The skyline of Lower Manhattan is pictured in New York, New York, U.S., September 2, 2016.   REUTERS/Carlo Allegri
The skyline of Lower Manhattan is pictured in New York, New York, U.S., September 2, 2016. REUTERS/Carlo Allegri


New York – Asking rents for office space in downtown New York hit a record high in May as construction of a new tower at the World Trade Center and the migration of firms to a revitalized Lower Manhattan helped lift rental rates, brokerage CBRE Group Inc said on Thursday.

The average rent landlords are seeking in downtown climbed to $62 a square foot last month when the addition of 1.7 million square feet at 3 World Trade Center is added to the office space available for lease, the brokerage said.

Since January 2011, 393 have moved in, compared with only 74 leaving, CBRE said. The relocations highlight the transformation of a Lower Manhattan hit hard by the Sept. 11, 2001, attacks into a highly desirable neighborhood.

Downtown’s revival has been driven by firms based in technology, advertising, media and information, or TAMI, which account for the largest amount of leasing at 30 percent. More than half of these firms chose space in buildings built before World War Two.
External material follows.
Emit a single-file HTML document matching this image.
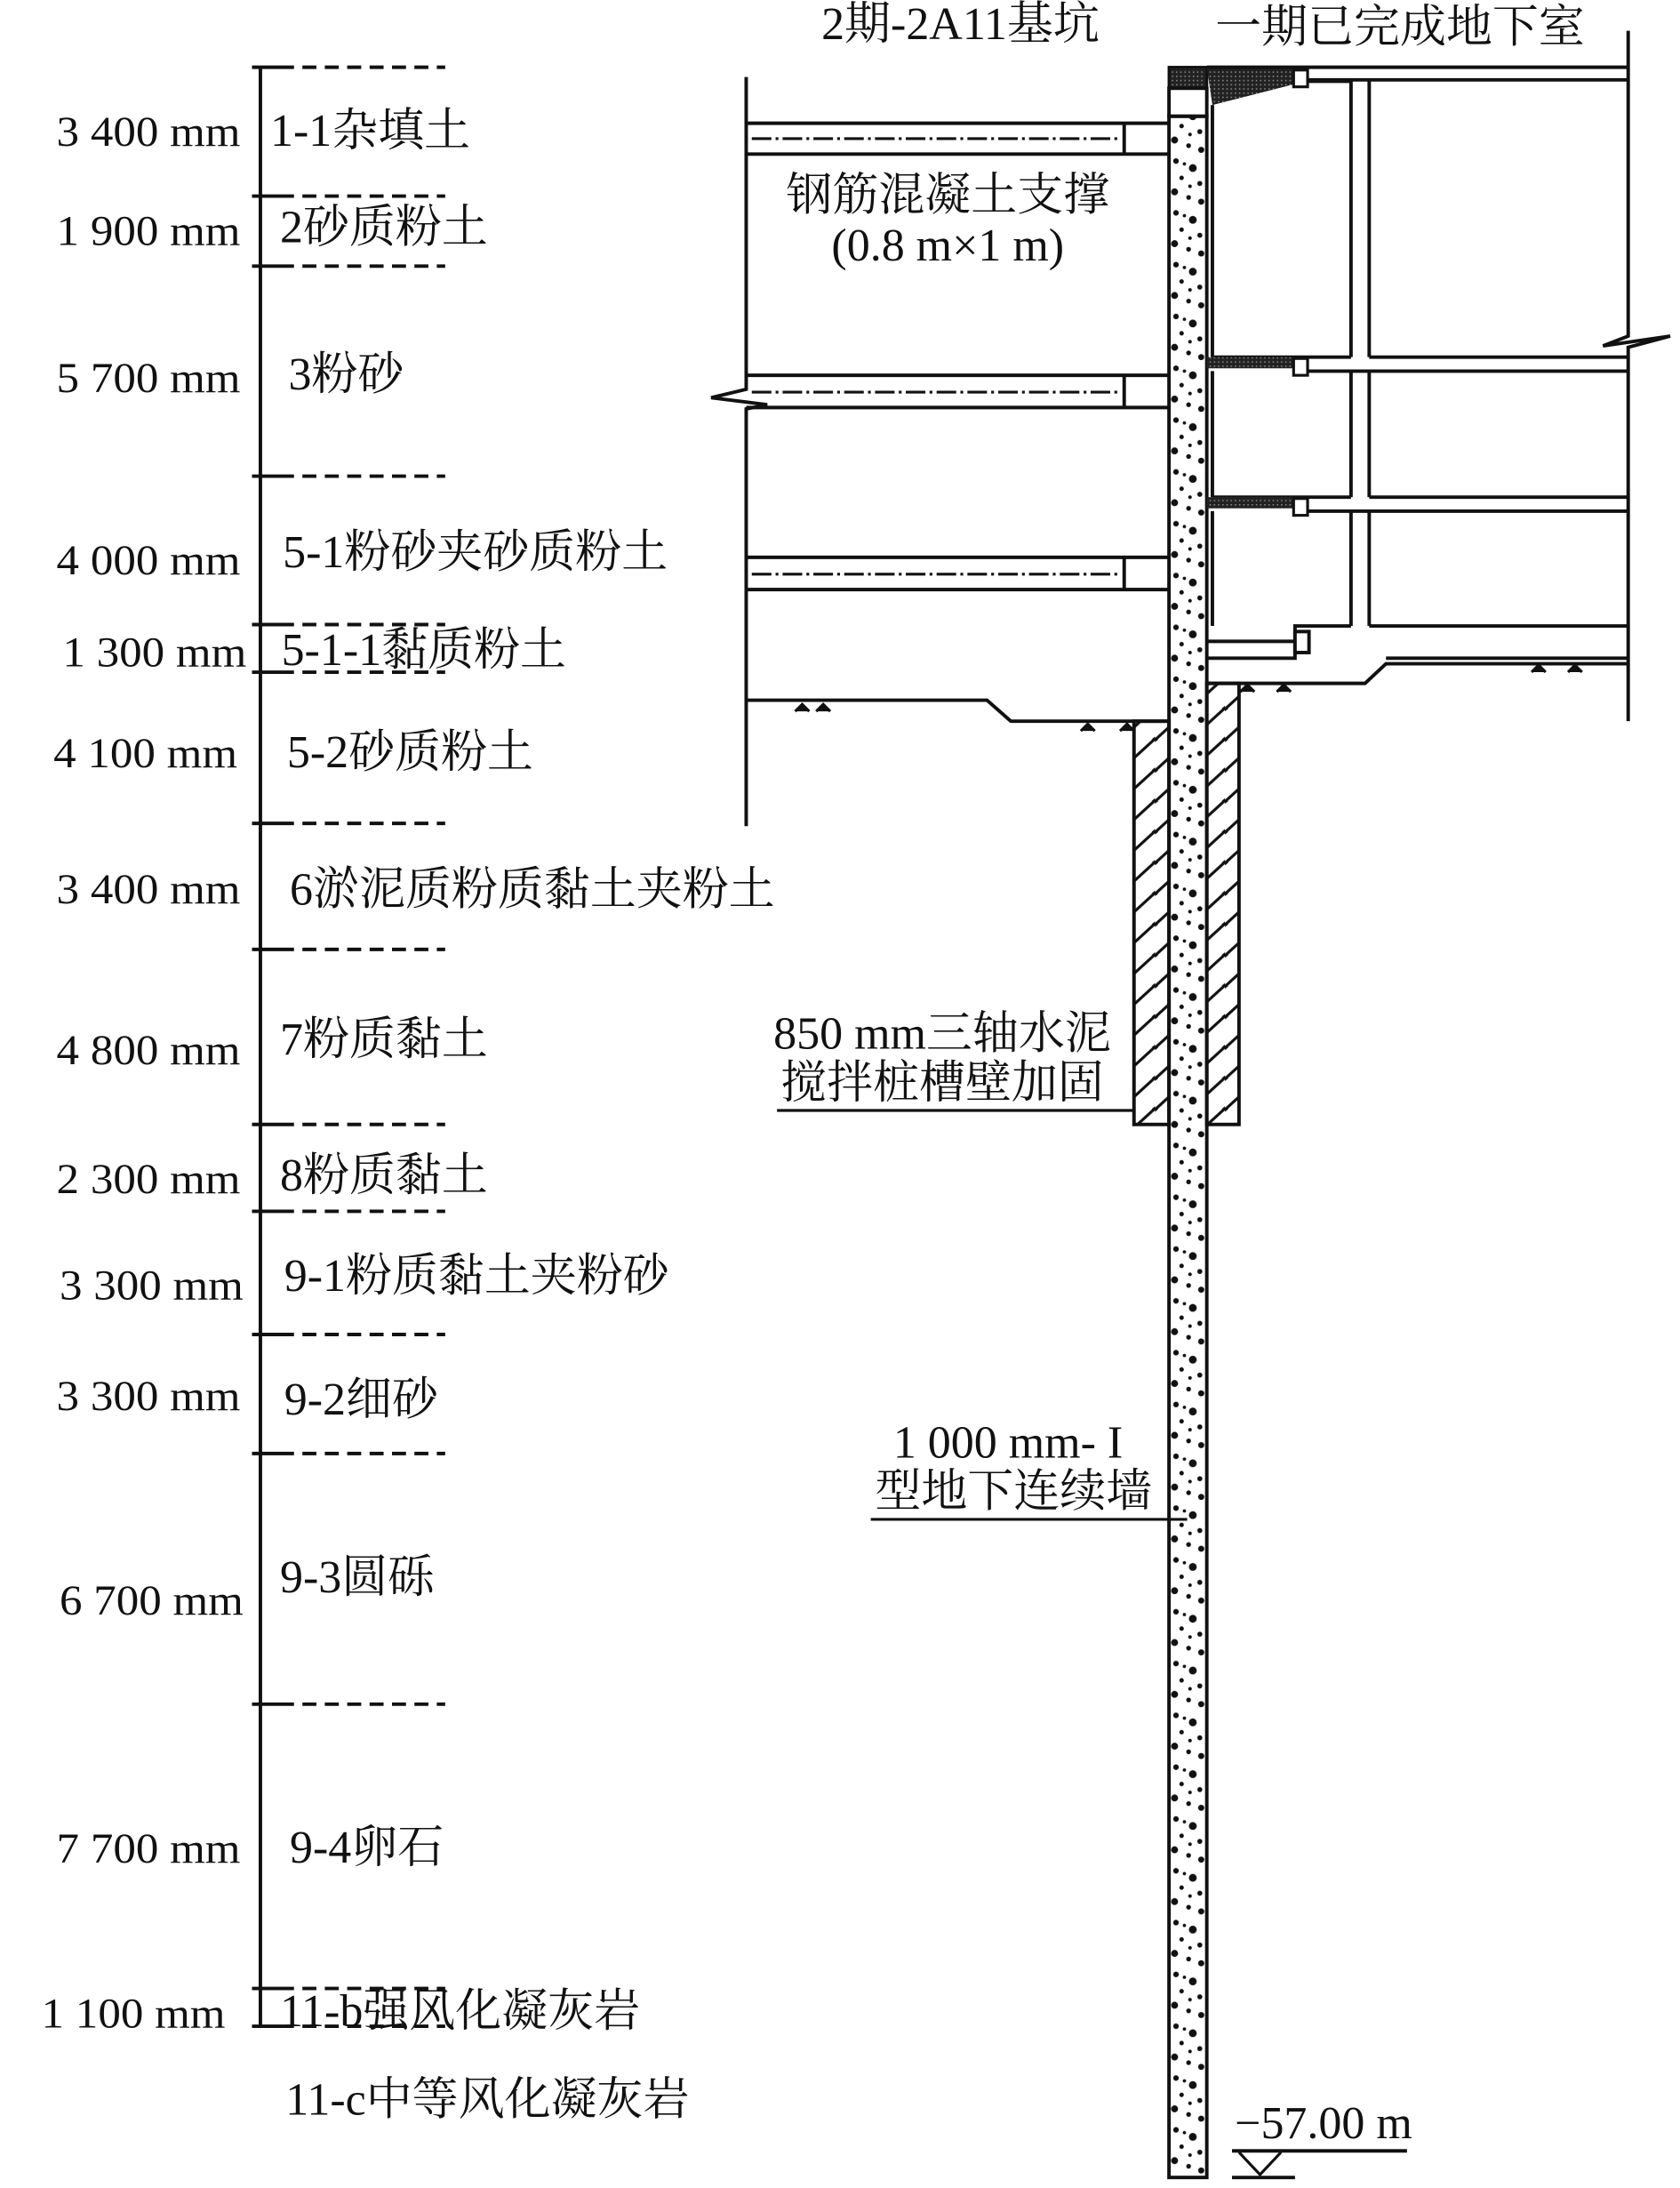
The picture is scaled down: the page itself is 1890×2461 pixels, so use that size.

The TAMI sector has also driven jobs growth in the city since 2010, with new employment in these firms outpacing the financial services industry, traditionally the biggest jobs creator in Manhattan.

Unemployment in the city is near record lows, with the jobless rate in Manhattan last month climbing three-tenths of a percent off an all-time low of 3.5 percent in April, according to the New York State Department of Labor. The rate is lower than the U.S. unemployment rate of 4.3 percent in May.

The desire of millennials to “live, work and play” in their neighborhood has helped turn Lower Manhattan more residential and upscale. The median income of people ages 18 to 44 living in Lower Manhattan is $161,739, according to the Alliance for Downtown New York, which promotes business in the area.

Lower Manhattan’s revival as an office market can also be seen in the narrowing of the gap to 23.5 percent from more than 43 percent a decade ago between asking rents in Midtown, a bastion of Corporate America, and downtown.

The volume of leasing has climbed above a five-year average, which is another sign of the market’s vitality, CBRE said.

The increase in rents above $60 a square foot downtown marks a threshold, according to Colliers International, which expects to report asking rents for Lower Manhattan will be $63.46 a square foot at quarter’s end.